Another point of concern was some classroom doors don’t lock from the inside, they keylock from the outside.

Eighmy said most teachers in the elementary school teach with their door open because students are always coming and going during the day.

Automatic locks

Another issue that has emerged is whether or not all doors should be automatically locked by a certain time of the day, especially in the morning.

Earlier this year, at Sandy Hook, the school principal, Dawn Lafferty Hochsprung, ordered a new security system installed that required visitors to be visibly identified and buzzed in. As part of the security system, the school locked its doors each day at 9:30 a.m.

The door was locked when the gunman arrived, and authorities believe the shooter used an assault weapon on the door to gain entrance into the building.

This issue has come up at Clarke.

“This isn’t my school, it’s our school. It’s our town’s school and it’s our parents’ school,” Eighmy said. “We want people to feel welcome to come into our school. We’re not going to come into it every day and be afraid. That’s no way to live.”

He added, the district has to balance safety, which is the first priority, with a welcoming environment based on education.

A buzzer system, Eighmy said, is an option that’s still on the table.

As for other safety measures, Osceola Police Department is doing a district-wide audit of the school buildings.

Staying strong

While the nation mourned the loss of life at Sandy Hook, Eighmy said people weren’t ruled by fear. There was no drop in attendance the Monday after the shootings with parents wanting to take their children out of school.

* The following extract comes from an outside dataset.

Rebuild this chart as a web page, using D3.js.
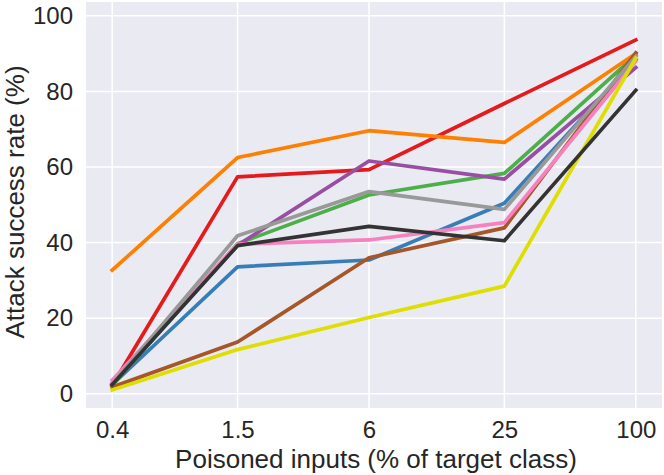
<!DOCTYPE html>
<html>
<head>
<meta charset="utf-8">
<script src="https://cdn.jsdelivr.net/npm/d3@7"></script>
<style>
  html, body { margin: 0; padding: 0; background: #fff; }
  text { font-family: "Liberation Sans", Arial, sans-serif; fill: #262626; }
</style>
</head>
<body>
<div id="chart"></div>
<script>
(() => {
  "use strict";

  // x categories (log-spaced), y ticks
  const xTicks = [0.4, 1.5, 6, 25, 100];
  const xTickLabels = ["0.4", "1.5", "6", "25", "100"];
  const yTicks = [0, 20, 40, 60, 80, 100];

  // series, in draw order
  const red    = [2.2, 57.4, 59.3, 76.8, 93.6];
  const blue   = [2.4, 33.6, 35.4, 50.4, 88.5];
  const green  = [2.2, 39.7, 52.6, 58.3, 89.6];
  const purple = [2.8, 39.3, 61.6, 56.8, 86.3];
  const orange = [32.7, 62.5, 69.6, 66.5, 90.0];
  const brown  = [1.8, 13.7, 36.0, 43.9, 90.2];
  const pink   = [3.6, 39.6, 40.7, 45.3, 88.0];
  const gray   = [2.6, 41.8, 53.5, 48.8, 89.3];
  const black  = [2.4, 39.2, 44.3, 40.5, 80.3];
  const yellow = [1.0, 11.7, 20.2, 28.5, 88.8];

  const series = [
    {name: "red", color: "#e41a1c", values: red},
    {name: "blue", color: "#377eb8", values: blue},
    {name: "green", color: "#4daf4a", values: green},
    {name: "purple", color: "#984ea3", values: purple},
    {name: "orange", color: "#ff7f00", values: orange},
    {name: "brown", color: "#a65628", values: brown},
    {name: "pink", color: "#f781bf", values: pink},
    {name: "gray", color: "#999999", values: gray},
    {name: "yellow", color: "#dede00", values: yellow},
    {name: "black", color: "#333333", values: black}
  ];

  const width = 664, height = 475;
  const plot = {left: 86, right: 662, top: 2, bottom: 408};

  // matplotlib-style 5% margins on log axis
  const lo = Math.log10(xTicks[0]), hi = Math.log10(xTicks[xTicks.length - 1]);
  const pad = (hi - lo) * 0.05;
  const x = d3.scaleLog()
    .domain([Math.pow(10, lo - pad), Math.pow(10, hi + pad)])
    .range([plot.left, plot.right]);
  const y = d3.scaleLinear().domain([-3.75, 103.65]).range([plot.bottom, plot.top]);

  const svg = d3.select("#chart").append("svg")
    .attr("width", width).attr("height", height);

  svg.append("rect")
    .attr("x", plot.left).attr("y", plot.top)
    .attr("width", plot.right - plot.left).attr("height", plot.bottom - plot.top)
    .attr("fill", "#eaeaf2");

  const grid = svg.append("g").attr("stroke", "#fff").attr("stroke-width", 1.5);
  grid.selectAll("line.gx").data(xTicks).join("line")
    .attr("class", "gx")
    .attr("x1", d => x(d)).attr("x2", d => x(d))
    .attr("y1", plot.top).attr("y2", plot.bottom);
  grid.selectAll("line.gy").data(yTicks).join("line")
    .attr("class", "gy")
    .attr("x1", plot.left).attr("x2", plot.right)
    .attr("y1", d => y(d)).attr("y2", d => y(d));

  // axes: labels only, no domain line or tick marks
  const xAxis = d3.axisBottom(x).tickValues(xTicks)
    .tickFormat((d, i) => xTickLabels[i]).tickSize(0).tickPadding(13);
  const yAxis = d3.axisLeft(y).tickValues(yTicks).tickSize(0).tickPadding(13);

  const gx = svg.append("g").attr("transform", `translate(0,${plot.bottom})`).call(xAxis);
  const gy = svg.append("g").attr("transform", `translate(${plot.left},0)`).call(yAxis);
  [gx, gy].forEach(g => {
    g.select(".domain").remove();
    g.selectAll("text")
      .style("font-family", '"Liberation Sans", Arial, sans-serif')
      .style("font-size", "24px")
      .attr("fill", "#262626");
  });

  const line = d3.line()
    .x((d, i) => x(xTicks[i]))
    .y(d => y(d));

  svg.append("g").selectAll("path").data(series).join("path")
    .attr("fill", "none")
    .attr("stroke", d => d.color)
    .attr("stroke-width", 3.7)
    .attr("stroke-linecap", "square")
    .attr("stroke-linejoin", "round")
    .attr("d", d => line(d.values));

  svg.append("text")
    .attr("x", (plot.left + plot.right) / 2 + 2)
    .attr("y", 468)
    .attr("text-anchor", "middle")
    .style("font-size", "26px")
    .text("Poisoned inputs (% of target class)");

  svg.append("text")
    .attr("transform", `translate(24,${(plot.top + plot.bottom) / 2 - 3}) rotate(-90)`)
    .attr("text-anchor", "middle")
    .style("font-size", "26px")
    .text("Attack success rate (%)");
})();
</script>
</body>
</html>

As for Eighmy’s personal response as an elementary principal to the shootings, he said, “Your heart just goes out to all those families.You know, I’ve kids of my own in this school, and you just feel so terrible for everyone involved. The parents and the teachers and everybody, because it’s just such a devastating event. It’s so tragic that it would happen, and it happened in an elementary school with such young kids.”